- **Work to do**: Quote the listing in full, exactly as given, minus any pictures.

- **Dataset section**:
····················
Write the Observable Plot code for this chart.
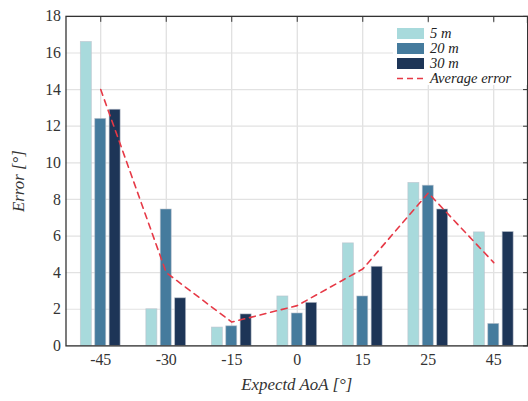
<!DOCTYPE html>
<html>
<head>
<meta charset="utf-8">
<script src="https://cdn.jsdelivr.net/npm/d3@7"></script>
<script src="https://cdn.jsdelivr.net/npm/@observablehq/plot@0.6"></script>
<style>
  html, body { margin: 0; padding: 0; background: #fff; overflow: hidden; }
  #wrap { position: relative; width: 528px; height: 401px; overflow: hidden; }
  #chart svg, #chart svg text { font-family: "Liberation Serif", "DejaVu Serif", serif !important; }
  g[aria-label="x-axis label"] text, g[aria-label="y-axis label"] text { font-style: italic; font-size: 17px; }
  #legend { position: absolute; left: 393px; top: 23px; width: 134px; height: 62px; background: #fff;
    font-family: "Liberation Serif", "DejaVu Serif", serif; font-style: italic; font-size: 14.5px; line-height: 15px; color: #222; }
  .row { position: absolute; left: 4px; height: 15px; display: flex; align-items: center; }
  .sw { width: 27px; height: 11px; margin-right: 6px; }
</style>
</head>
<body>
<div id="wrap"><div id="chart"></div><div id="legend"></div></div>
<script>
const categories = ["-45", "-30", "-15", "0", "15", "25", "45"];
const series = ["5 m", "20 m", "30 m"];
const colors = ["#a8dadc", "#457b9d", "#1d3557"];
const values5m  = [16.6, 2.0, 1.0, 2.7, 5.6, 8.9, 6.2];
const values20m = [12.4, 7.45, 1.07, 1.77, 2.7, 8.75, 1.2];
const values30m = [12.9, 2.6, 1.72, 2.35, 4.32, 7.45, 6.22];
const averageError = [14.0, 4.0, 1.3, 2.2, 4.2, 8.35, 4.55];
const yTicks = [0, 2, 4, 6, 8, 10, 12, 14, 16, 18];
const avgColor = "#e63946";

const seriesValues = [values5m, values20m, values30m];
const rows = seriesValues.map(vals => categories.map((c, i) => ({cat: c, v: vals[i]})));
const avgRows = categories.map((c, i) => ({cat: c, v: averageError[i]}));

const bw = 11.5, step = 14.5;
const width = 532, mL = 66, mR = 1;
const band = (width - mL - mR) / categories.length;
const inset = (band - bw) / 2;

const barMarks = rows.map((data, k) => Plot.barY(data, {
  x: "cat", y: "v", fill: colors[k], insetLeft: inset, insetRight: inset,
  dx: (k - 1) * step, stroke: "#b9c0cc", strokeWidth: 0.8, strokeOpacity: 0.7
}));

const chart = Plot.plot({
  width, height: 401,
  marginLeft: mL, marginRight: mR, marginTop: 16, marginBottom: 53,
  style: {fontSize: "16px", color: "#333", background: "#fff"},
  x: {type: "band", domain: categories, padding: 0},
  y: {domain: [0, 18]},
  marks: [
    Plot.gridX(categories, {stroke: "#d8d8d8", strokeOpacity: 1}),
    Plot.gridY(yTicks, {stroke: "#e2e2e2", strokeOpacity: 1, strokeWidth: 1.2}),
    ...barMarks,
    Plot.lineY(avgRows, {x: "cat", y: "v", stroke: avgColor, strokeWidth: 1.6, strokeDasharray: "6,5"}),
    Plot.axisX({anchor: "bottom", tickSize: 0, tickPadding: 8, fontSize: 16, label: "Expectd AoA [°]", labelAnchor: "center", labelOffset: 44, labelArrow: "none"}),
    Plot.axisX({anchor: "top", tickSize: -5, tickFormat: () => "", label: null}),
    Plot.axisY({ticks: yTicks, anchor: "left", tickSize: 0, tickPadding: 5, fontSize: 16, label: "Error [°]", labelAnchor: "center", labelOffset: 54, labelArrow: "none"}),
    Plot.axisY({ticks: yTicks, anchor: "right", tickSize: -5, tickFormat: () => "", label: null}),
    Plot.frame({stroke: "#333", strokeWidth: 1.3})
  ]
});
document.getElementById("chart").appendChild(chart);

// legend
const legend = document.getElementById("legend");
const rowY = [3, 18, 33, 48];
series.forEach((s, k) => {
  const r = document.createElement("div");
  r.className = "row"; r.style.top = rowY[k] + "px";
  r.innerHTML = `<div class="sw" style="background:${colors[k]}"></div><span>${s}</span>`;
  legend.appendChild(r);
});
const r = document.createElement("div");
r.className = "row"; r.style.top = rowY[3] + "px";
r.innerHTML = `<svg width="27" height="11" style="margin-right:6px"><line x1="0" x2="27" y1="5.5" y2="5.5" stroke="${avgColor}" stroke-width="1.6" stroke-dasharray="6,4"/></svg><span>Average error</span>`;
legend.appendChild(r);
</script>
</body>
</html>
····················
- **Written response**:
Write the Observable Plot code for this chart.
<!DOCTYPE html>
<html>
<head>
<meta charset="utf-8">
<script src="https://cdn.jsdelivr.net/npm/d3@7"></script>
<script src="https://cdn.jsdelivr.net/npm/@observablehq/plot@0.6"></script>
<style>
  html, body { margin: 0; padding: 0; background: #fff; overflow: hidden; }
  #wrap { position: relative; width: 528px; height: 401px; overflow: hidden; }
  #chart svg, #chart svg text { font-family: "Liberation Serif", "DejaVu Serif", serif !important; }
  g[aria-label="x-axis label"] text, g[aria-label="y-axis label"] text { font-style: italic; font-size: 17px; }
  #legend { position: absolute; left: 393px; top: 23px; width: 134px; height: 62px; background: #fff;
    font-family: "Liberation Serif", "DejaVu Serif", serif; font-style: italic; font-size: 14.5px; line-height: 15px; color: #222; }
  .row { position: absolute; left: 4px; height: 15px; display: flex; align-items: center; }
  .sw { width: 27px; height: 11px; margin-right: 6px; }
</style>
</head>
<body>
<div id="wrap"><div id="chart"></div><div id="legend"></div></div>
<script>
const categories = ["-45", "-30", "-15", "0", "15", "25", "45"];
const series = ["5 m", "20 m", "30 m"];
const colors = ["#a8dadc", "#457b9d", "#1d3557"];
const values5m  = [16.6, 2.0, 1.0, 2.7, 5.6, 8.9, 6.2];
const values20m = [12.4, 7.45, 1.07, 1.77, 2.7, 8.75, 1.2];
const values30m = [12.9, 2.6, 1.72, 2.35, 4.32, 7.45, 6.22];
const averageError = [14.0, 4.0, 1.3, 2.2, 4.2, 8.35, 4.55];
const yTicks = [0, 2, 4, 6, 8, 10, 12, 14, 16, 18];
const avgColor = "#e63946";

const seriesValues = [values5m, values20m, values30m];
const rows = seriesValues.map(vals => categories.map((c, i) => ({cat: c, v: vals[i]})));
const avgRows = categories.map((c, i) => ({cat: c, v: averageError[i]}));

const bw = 11.5, step = 14.5;
const width = 532, mL = 66, mR = 1;
const band = (width - mL - mR) / categories.length;
const inset = (band - bw) / 2;

const barMarks = rows.map((data, k) => Plot.barY(data, {
  x: "cat", y: "v", fill: colors[k], insetLeft: inset, insetRight: inset,
  dx: (k - 1) * step, stroke: "#b9c0cc", strokeWidth: 0.8, strokeOpacity: 0.7
}));

const chart = Plot.plot({
  width, height: 401,
  marginLeft: mL, marginRight: mR, marginTop: 16, marginBottom: 53,
  style: {fontSize: "16px", color: "#333", background: "#fff"},
  x: {type: "band", domain: categories, padding: 0},
  y: {domain: [0, 18]},
  marks: [
    Plot.gridX(categories, {stroke: "#d8d8d8", strokeOpacity: 1}),
    Plot.gridY(yTicks, {stroke: "#e2e2e2", strokeOpacity: 1, strokeWidth: 1.2}),
    ...barMarks,
    Plot.lineY(avgRows, {x: "cat", y: "v", stroke: avgColor, strokeWidth: 1.6, strokeDasharray: "6,5"}),
    Plot.axisX({anchor: "bottom", tickSize: 0, tickPadding: 8, fontSize: 16, label: "Expectd AoA [°]", labelAnchor: "center", labelOffset: 44, labelArrow: "none"}),
    Plot.axisX({anchor: "top", tickSize: -5, tickFormat: () => "", label: null}),
    Plot.axisY({ticks: yTicks, anchor: "left", tickSize: 0, tickPadding: 5, fontSize: 16, label: "Error [°]", labelAnchor: "center", labelOffset: 54, labelArrow: "none"}),
    Plot.axisY({ticks: yTicks, anchor: "right", tickSize: -5, tickFormat: () => "", label: null}),
    Plot.frame({stroke: "#333", strokeWidth: 1.3})
  ]
});
document.getElementById("chart").appendChild(chart);

// legend
const legend = document.getElementById("legend");
const rowY = [3, 18, 33, 48];
series.forEach((s, k) => {
  const r = document.createElement("div");
  r.className = "row"; r.style.top = rowY[k] + "px";
  r.innerHTML = `<div class="sw" style="background:${colors[k]}"></div><span>${s}</span>`;
  legend.appendChild(r);
});
const r = document.createElement("div");
r.className = "row"; r.style.top = rowY[3] + "px";
r.innerHTML = `<svg width="27" height="11" style="margin-right:6px"><line x1="0" x2="27" y1="5.5" y2="5.5" stroke="${avgColor}" stroke-width="1.6" stroke-dasharray="6,4"/></svg><span>Average error</span>`;
legend.appendChild(r);
</script>
</body>
</html>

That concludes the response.